## Stored records

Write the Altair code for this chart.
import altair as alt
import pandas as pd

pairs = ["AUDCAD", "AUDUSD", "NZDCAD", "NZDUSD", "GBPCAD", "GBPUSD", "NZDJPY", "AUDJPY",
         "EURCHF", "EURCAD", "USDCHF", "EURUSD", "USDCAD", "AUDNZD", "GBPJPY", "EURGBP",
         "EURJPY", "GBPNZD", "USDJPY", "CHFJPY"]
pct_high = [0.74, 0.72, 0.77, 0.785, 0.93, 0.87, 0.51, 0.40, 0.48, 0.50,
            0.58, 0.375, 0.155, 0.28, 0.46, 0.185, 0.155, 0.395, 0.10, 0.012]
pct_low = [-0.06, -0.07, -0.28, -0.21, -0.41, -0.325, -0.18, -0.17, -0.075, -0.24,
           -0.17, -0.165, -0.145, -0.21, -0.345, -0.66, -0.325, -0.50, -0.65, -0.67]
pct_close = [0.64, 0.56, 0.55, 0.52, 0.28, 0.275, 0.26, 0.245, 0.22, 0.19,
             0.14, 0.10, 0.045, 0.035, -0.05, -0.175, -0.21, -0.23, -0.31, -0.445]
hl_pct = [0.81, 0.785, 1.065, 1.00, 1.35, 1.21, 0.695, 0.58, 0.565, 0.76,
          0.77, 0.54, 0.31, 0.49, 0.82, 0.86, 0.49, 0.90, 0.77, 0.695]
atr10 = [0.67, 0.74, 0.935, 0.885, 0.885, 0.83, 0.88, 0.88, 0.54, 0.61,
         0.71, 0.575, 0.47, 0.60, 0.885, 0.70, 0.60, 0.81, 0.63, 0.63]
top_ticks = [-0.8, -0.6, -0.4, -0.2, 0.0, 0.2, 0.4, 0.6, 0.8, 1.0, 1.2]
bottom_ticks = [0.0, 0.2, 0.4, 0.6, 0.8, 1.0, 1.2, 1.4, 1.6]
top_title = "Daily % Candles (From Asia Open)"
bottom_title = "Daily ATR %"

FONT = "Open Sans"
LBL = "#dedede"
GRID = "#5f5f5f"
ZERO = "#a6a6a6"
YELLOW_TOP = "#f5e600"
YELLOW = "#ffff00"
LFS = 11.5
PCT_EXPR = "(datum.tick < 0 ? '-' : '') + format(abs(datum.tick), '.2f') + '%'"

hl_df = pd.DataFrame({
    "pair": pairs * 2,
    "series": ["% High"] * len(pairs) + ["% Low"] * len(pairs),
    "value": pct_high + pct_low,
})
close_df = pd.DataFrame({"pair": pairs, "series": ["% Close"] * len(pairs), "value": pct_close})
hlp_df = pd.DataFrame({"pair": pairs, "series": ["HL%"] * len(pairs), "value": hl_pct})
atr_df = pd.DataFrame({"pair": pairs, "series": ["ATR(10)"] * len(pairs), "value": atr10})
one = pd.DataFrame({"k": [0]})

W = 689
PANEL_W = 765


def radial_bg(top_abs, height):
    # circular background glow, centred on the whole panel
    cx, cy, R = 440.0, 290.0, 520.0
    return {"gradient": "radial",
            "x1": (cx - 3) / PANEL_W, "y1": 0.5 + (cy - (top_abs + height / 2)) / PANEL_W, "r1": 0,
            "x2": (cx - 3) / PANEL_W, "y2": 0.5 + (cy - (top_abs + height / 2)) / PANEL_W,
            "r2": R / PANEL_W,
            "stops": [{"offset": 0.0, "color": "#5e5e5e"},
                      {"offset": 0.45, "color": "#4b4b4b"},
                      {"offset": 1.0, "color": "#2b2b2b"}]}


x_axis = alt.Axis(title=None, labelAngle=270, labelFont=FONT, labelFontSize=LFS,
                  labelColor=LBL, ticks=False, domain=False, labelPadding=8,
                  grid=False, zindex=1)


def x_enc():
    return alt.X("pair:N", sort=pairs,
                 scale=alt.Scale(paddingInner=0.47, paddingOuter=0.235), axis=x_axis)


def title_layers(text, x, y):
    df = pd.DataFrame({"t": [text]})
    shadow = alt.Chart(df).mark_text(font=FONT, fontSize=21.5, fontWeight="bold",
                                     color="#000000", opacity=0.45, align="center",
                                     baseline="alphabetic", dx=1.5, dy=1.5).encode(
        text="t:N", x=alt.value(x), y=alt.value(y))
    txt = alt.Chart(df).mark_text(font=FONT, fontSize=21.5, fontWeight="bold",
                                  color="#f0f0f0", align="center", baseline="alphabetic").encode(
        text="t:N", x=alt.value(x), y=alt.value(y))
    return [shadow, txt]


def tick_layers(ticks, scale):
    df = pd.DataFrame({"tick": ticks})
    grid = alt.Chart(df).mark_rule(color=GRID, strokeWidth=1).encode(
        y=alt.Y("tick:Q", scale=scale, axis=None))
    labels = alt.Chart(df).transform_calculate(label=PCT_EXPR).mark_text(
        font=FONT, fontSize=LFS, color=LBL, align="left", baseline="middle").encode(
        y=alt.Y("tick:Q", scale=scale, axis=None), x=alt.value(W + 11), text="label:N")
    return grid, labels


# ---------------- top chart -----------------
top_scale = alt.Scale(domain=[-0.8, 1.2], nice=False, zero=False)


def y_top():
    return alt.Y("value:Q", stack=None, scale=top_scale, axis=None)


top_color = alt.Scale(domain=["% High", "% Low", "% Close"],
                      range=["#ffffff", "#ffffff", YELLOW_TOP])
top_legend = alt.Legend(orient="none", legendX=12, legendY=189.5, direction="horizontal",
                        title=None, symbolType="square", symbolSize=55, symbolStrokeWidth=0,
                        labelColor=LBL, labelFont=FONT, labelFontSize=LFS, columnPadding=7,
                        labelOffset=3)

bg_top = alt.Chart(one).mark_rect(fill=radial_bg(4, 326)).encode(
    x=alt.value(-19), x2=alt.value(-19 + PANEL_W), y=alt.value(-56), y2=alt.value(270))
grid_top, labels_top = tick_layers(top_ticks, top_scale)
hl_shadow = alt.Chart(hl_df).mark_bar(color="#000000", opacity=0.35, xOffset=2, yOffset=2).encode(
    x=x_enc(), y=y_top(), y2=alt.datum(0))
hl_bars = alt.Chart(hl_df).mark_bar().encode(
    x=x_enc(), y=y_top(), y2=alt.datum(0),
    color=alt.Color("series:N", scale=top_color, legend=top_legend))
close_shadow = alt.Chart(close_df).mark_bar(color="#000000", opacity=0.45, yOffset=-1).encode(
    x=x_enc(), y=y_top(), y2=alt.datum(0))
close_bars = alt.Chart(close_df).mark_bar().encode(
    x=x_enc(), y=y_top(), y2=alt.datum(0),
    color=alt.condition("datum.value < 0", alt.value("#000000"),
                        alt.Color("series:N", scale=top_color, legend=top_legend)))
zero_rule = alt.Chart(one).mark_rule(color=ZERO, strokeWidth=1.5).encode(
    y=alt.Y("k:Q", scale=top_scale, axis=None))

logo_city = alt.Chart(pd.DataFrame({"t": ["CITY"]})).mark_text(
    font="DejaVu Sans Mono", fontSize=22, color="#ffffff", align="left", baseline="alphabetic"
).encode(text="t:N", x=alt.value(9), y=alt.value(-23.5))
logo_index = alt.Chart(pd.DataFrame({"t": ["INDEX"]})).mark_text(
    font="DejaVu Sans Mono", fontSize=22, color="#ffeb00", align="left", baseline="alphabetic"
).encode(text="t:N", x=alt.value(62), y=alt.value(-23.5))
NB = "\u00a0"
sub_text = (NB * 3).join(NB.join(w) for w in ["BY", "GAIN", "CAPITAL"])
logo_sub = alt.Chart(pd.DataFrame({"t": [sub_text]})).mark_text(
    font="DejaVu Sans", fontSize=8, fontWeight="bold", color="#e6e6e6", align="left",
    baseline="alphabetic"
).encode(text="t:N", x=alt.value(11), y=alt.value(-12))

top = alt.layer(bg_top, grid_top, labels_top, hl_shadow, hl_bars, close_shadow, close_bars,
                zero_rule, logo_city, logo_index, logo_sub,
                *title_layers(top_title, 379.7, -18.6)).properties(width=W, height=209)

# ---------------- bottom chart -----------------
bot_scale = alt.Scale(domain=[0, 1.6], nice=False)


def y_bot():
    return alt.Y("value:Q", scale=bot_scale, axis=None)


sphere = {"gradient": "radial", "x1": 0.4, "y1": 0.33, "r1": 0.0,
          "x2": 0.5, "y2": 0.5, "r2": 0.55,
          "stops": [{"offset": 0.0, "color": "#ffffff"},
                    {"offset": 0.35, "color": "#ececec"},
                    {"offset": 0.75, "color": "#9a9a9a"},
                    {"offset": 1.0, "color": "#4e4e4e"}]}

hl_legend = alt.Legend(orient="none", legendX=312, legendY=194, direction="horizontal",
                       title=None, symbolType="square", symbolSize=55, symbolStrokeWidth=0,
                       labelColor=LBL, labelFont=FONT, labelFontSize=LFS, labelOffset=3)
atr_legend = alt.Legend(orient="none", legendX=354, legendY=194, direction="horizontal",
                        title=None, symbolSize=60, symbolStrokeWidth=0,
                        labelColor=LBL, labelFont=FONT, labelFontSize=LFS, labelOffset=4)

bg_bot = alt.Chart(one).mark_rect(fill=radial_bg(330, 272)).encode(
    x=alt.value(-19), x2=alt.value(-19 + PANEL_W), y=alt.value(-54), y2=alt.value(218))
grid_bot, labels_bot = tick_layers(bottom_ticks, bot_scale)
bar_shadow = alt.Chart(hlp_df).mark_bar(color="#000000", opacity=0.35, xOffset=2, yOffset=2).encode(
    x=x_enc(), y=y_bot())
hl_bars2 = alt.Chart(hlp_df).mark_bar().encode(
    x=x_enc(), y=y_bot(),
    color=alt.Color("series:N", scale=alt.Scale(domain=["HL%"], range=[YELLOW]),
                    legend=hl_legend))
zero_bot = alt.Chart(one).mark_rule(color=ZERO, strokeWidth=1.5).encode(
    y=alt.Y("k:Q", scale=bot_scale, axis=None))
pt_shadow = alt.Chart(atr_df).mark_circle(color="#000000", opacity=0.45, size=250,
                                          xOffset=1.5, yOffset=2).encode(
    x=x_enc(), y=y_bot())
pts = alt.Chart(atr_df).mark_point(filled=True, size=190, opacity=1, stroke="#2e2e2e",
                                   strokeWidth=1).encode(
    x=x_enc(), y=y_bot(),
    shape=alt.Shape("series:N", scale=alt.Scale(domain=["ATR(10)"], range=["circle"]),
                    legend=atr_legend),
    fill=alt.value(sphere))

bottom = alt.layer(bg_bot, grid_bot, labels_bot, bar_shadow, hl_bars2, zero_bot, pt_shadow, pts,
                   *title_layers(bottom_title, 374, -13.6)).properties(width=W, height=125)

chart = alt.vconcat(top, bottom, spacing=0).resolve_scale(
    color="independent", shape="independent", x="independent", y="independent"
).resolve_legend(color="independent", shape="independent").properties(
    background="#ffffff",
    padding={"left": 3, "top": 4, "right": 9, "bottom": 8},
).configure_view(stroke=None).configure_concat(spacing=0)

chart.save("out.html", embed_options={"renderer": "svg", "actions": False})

--

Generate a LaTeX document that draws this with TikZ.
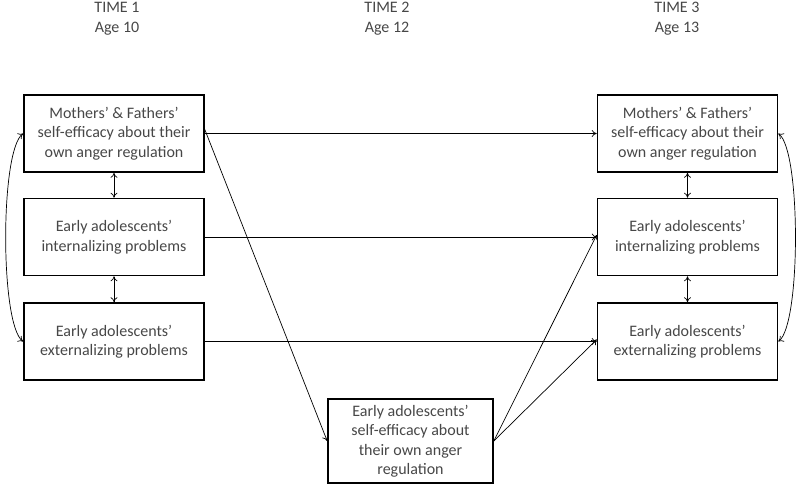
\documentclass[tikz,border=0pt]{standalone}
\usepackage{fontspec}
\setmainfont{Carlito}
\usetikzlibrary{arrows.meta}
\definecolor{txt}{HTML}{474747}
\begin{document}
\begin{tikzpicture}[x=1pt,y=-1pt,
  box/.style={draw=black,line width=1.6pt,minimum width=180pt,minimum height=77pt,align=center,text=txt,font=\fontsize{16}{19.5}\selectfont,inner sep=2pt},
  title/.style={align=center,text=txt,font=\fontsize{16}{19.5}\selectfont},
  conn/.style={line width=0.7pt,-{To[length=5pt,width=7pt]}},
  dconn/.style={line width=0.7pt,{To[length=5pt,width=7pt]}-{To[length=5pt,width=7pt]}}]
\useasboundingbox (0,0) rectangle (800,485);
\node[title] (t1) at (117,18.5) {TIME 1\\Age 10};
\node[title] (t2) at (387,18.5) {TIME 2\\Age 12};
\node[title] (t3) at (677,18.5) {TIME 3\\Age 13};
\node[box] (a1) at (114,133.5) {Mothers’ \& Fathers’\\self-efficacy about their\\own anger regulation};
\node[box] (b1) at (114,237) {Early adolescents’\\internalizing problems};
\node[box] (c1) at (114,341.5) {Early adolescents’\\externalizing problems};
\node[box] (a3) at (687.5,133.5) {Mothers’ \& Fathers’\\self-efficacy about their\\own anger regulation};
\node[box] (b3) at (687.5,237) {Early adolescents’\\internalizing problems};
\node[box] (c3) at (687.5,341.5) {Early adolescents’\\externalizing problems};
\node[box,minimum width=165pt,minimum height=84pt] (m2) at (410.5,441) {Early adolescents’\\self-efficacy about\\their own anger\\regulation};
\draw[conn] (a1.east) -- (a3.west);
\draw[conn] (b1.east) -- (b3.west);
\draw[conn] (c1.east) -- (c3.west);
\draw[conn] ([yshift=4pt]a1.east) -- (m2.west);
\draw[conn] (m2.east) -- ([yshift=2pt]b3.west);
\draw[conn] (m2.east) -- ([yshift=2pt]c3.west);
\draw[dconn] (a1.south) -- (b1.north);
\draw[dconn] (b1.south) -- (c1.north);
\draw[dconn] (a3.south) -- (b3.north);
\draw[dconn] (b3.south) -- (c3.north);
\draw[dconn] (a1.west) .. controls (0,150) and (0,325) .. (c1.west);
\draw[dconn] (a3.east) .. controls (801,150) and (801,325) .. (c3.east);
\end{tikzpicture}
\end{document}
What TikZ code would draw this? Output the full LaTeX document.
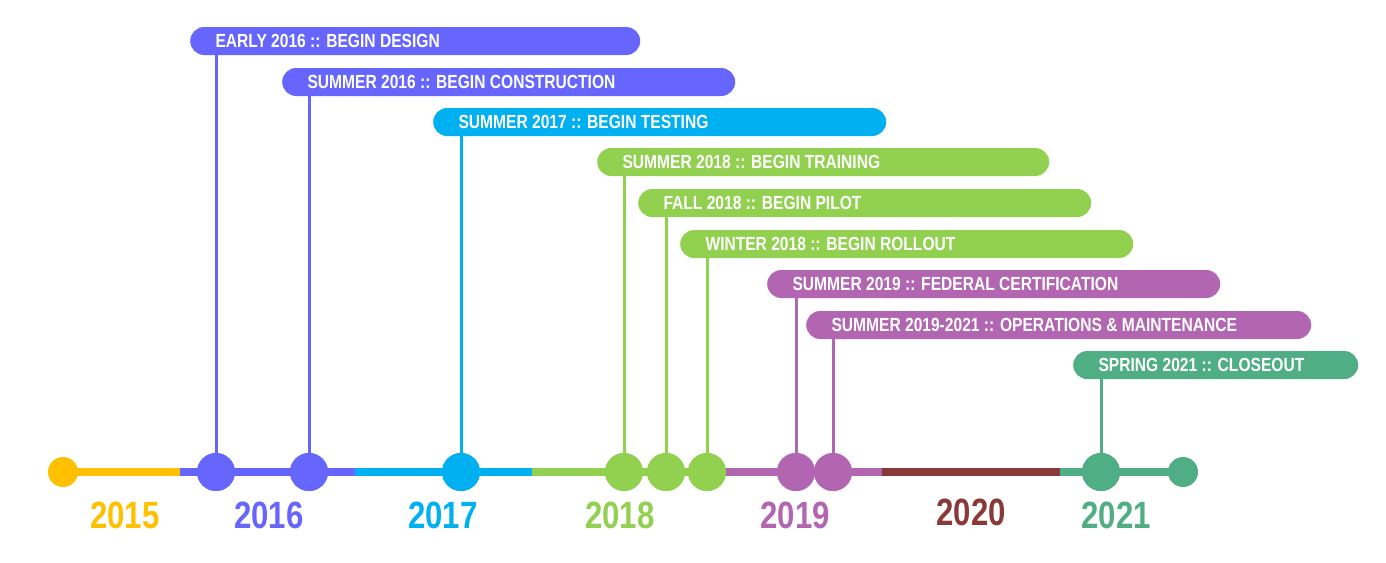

---

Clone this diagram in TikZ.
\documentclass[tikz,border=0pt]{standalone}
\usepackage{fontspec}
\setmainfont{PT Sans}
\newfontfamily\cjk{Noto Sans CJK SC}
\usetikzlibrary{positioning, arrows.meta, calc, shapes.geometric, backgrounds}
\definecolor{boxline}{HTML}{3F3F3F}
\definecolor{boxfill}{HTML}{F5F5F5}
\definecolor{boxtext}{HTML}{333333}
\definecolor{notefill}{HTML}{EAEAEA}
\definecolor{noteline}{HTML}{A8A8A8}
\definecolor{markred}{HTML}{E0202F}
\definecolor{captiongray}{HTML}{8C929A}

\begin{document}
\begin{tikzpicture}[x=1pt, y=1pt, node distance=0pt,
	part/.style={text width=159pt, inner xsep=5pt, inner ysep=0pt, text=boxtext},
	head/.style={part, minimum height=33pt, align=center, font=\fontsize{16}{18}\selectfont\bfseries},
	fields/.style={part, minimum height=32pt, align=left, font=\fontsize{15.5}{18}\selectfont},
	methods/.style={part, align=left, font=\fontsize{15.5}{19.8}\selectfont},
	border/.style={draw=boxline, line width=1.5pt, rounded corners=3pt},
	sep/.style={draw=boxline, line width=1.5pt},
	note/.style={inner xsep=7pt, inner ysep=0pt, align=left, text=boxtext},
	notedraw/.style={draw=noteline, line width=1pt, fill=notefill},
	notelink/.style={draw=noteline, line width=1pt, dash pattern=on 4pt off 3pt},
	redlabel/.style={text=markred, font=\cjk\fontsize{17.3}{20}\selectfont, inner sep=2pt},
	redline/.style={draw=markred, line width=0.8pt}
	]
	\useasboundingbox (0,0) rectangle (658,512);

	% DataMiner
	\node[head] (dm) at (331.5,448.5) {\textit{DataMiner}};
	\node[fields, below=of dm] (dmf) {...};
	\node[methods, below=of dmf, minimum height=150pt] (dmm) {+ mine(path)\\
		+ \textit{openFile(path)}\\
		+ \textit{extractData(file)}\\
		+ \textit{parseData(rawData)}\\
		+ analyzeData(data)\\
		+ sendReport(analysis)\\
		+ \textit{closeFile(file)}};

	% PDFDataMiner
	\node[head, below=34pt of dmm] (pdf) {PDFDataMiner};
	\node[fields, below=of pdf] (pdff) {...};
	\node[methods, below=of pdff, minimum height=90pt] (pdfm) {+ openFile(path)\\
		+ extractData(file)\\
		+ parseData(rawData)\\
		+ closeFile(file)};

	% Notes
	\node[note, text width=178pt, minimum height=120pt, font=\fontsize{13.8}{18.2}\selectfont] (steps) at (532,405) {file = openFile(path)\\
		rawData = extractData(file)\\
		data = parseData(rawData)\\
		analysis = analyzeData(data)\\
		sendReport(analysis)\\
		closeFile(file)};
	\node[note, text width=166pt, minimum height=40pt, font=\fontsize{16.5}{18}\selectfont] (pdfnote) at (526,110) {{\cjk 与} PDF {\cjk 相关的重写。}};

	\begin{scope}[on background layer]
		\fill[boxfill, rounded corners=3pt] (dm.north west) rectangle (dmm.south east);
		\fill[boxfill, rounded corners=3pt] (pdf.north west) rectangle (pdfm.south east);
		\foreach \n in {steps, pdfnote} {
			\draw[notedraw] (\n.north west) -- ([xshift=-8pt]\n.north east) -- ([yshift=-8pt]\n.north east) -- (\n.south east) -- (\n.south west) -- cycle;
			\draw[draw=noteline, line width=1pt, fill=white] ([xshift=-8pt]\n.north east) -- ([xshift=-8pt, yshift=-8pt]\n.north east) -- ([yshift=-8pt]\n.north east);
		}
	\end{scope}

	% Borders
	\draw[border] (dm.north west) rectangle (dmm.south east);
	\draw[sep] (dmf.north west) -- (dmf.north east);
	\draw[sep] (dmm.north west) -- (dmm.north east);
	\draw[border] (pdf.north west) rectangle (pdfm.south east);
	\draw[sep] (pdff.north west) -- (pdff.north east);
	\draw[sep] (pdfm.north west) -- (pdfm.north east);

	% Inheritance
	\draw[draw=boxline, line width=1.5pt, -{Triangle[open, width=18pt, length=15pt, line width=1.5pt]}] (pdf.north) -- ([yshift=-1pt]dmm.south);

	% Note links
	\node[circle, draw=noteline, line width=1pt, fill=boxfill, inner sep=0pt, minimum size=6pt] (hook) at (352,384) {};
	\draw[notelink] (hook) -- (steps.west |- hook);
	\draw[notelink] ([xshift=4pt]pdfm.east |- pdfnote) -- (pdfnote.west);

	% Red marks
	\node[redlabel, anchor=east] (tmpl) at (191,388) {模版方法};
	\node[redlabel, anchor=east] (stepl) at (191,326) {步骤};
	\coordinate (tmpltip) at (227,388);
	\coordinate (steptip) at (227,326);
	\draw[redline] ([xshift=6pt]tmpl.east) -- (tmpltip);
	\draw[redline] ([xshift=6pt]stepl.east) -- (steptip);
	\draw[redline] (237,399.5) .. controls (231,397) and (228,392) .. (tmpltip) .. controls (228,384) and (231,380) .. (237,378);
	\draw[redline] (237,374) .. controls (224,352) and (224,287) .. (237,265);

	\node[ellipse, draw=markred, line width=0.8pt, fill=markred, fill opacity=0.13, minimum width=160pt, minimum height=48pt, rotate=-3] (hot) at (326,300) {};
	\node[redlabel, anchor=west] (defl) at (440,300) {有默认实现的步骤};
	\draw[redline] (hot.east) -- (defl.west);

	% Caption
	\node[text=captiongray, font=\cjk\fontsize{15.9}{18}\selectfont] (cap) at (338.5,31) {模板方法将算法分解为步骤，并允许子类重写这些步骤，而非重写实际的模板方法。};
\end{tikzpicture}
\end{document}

## Aim of the task
Exactly the lines from the one holding "Clone this diagram in TikZ." through the one holding "(0,0) rectangle (658,512);" should be printed, ends included.

## Complete output
Clone this diagram in TikZ.
\documentclass[tikz,border=0pt]{standalone}
\usepackage{fontspec}
\setmainfont{PT Sans}
\newfontfamily\cjk{Noto Sans CJK SC}
\usetikzlibrary{positioning, arrows.meta, calc, shapes.geometric, backgrounds}
\definecolor{boxline}{HTML}{3F3F3F}
\definecolor{boxfill}{HTML}{F5F5F5}
\definecolor{boxtext}{HTML}{333333}
\definecolor{notefill}{HTML}{EAEAEA}
\definecolor{noteline}{HTML}{A8A8A8}
\definecolor{markred}{HTML}{E0202F}
\definecolor{captiongray}{HTML}{8C929A}

\begin{document}
\begin{tikzpicture}[x=1pt, y=1pt, node distance=0pt,
	part/.style={text width=159pt, inner xsep=5pt, inner ysep=0pt, text=boxtext},
	head/.style={part, minimum height=33pt, align=center, font=\fontsize{16}{18}\selectfont\bfseries},
	fields/.style={part, minimum height=32pt, align=left, font=\fontsize{15.5}{18}\selectfont},
	methods/.style={part, align=left, font=\fontsize{15.5}{19.8}\selectfont},
	border/.style={draw=boxline, line width=1.5pt, rounded corners=3pt},
	sep/.style={draw=boxline, line width=1.5pt},
	note/.style={inner xsep=7pt, inner ysep=0pt, align=left, text=boxtext},
	notedraw/.style={draw=noteline, line width=1pt, fill=notefill},
	notelink/.style={draw=noteline, line width=1pt, dash pattern=on 4pt off 3pt},
	redlabel/.style={text=markred, font=\cjk\fontsize{17.3}{20}\selectfont, inner sep=2pt},
	redline/.style={draw=markred, line width=0.8pt}
	]
	\useasboundingbox (0,0) rectangle (658,512);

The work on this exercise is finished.